Billy Napier and the Florida Gators might be in a world of hurt this year. With that schedule, it feels inevitable that the Gators’ brass might have at least one eye on the next guy. And if we’ve learned anything over the last few cycles, Ole Miss head coach Lane Kiffin doesn’t exactly have In a Committed Relationship as his Facebook relationship status.
I can almost guarantee we hear some Lane Train to Gainesville rumors. The question is, how soon will we hear it? My guess is before Halloween.
If Florida falters during its three-game stretch in October against UCF, Tennessee and Kentucky, Napier’s seat will be red hot. Can’t wait for the Pete Thamel report about the Gators’ coaching search.
Speaking of leaks…
What school’s message boards are going to lie about luring Nick Saban out of retirement and why is it LSU’s?

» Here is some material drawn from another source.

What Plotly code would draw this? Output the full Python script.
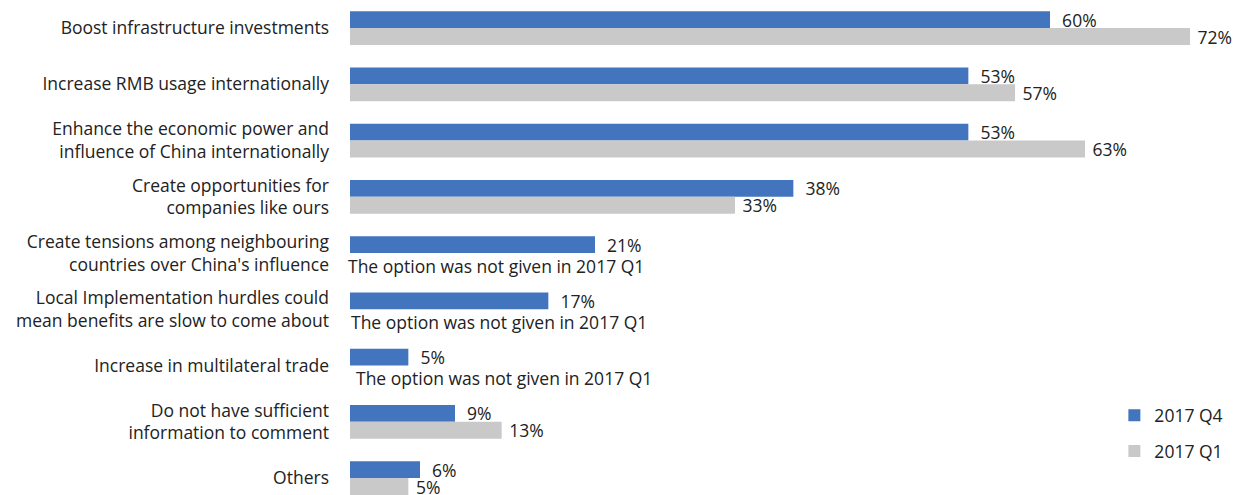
import plotly.graph_objects as go

# Survey answers (share of respondents, %)
categories = [
    "Boost infrastructure investments",
    "Increase RMB usage internationally",
    "Enhance the economic power and<br>influence of China internationally",
    "Create opportunities for<br>companies like ours",
    "Create tensions among neighbouring<br>countries over China's influence",
    "Local Implementation hurdles could<br>mean benefits are slow to come about",
    "Increase in multilateral trade",
    "Do not have sufficient<br>information to comment",
    "Others",
]
q4_2017 = [60, 53, 53, 38, 21, 17, 5, 9, 6]
q1_2017 = [72, 57, 63, 33, None, None, None, 13, 5]
not_given_note = "The option was not given in 2017 Q1"

FONT = "Open Sans"
FS = 17.5
TEXT_COLOR = "#222222"
BLUE = "#4275BE"
GREY = "#C9C9C9"

pos = list(range(len(categories)))


def pct_labels(values, pad):
    return ["" if v is None else pad + f"{v}%" for v in values]


fig = go.Figure()
fig.add_trace(go.Bar(
    name="2017 Q4", y=pos, x=q4_2017, orientation="h",
    marker=dict(color=BLUE, line=dict(width=0)),
    text=pct_labels(q4_2017, "\u00a0\u00a0"), textposition="outside",
    constraintext="none",
    textfont=dict(family=FONT, size=FS, color=TEXT_COLOR),
    legendgroup="q4", cliponaxis=True, hoverinfo="x+name",
))
fig.add_trace(go.Bar(
    name="2017 Q1", y=pos, x=q1_2017, orientation="h",
    marker=dict(color=GREY, line=dict(width=0)),
    text=pct_labels(q1_2017, "\u00a0"), textposition="outside",
    constraintext="none",
    textfont=dict(family=FONT, size=FS, color=TEXT_COLOR),
    legendgroup="q1", cliponaxis=True, hoverinfo="x+name",
))

# Note in the empty 2017 Q1 slot for options that were not asked then
note_shift = {4: -4, 5: -1, 6: 4}
for i, v in enumerate(q1_2017):
    if v is None:
        fig.add_annotation(
            x=0, y=i + 0.15, xref="x", yref="y", text=not_given_note,
            showarrow=False, xanchor="left", yanchor="middle", yshift=-4,
            xshift=note_shift.get(i, 0),
            font=dict(family=FONT, size=FS, color=TEXT_COLOR),
        )

fig.update_layout(
    width=1244, height=495,
    margin=dict(l=350, r=0, t=0, b=0),
    paper_bgcolor="white", plot_bgcolor="white",
    barmode="group", bargap=0.4, bargroupgap=0,
    font=dict(family=FONT, size=FS, color=TEXT_COLOR),
    showlegend=True,
    legend=dict(
        x=0.855, y=0.197, xanchor="left", yanchor="top",
        traceorder="grouped", tracegroupgap=10,
        font=dict(family=FONT, size=FS, color=TEXT_COLOR),
        bgcolor="rgba(0,0,0,0)", itemwidth=30,
    ),
)
fig.update_xaxes(range=[0, 894 / 11.667], visible=False, fixedrange=True)
fig.update_yaxes(
    tickmode="array", tickvals=pos, ticktext=categories,
    range=[8.3, -0.5], showgrid=False, zeroline=False, showline=False,
    ticks="", ticklabelstandoff=20,
    tickfont=dict(family=FONT, size=FS, color=TEXT_COLOR),
    automargin=False,
)

fig.write_html("out.html")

2024 is a big year for Brian Kelly and LSU. The Tigers ran counterculture last year, refusing to play a lick of defense and wasted Heisman-winning quarterback Jayden Daniels in the process.
LSU’s administration isn’t exactly, umm, reasonable, shall we say. If LSU doesn’t make a serious College Football Playoff push this year, the Brian Kelly whispers will grow louder. That makes things ripe for some message board dumbassery.
I can see it now. LSU hosts Alabama on November 9 in the College Gameday game of the week. The Tigers need a big win or Kelly’s job might be in jeopardy.
Saturday morning, we’ll wake up to a crappy iPhone photo of Saban eating dinner with old friends at a Baton Route restaurant. A cousin’s co-worker’s friend will hear the LSU brass was courting Saban out of retirement. Y’all were warned.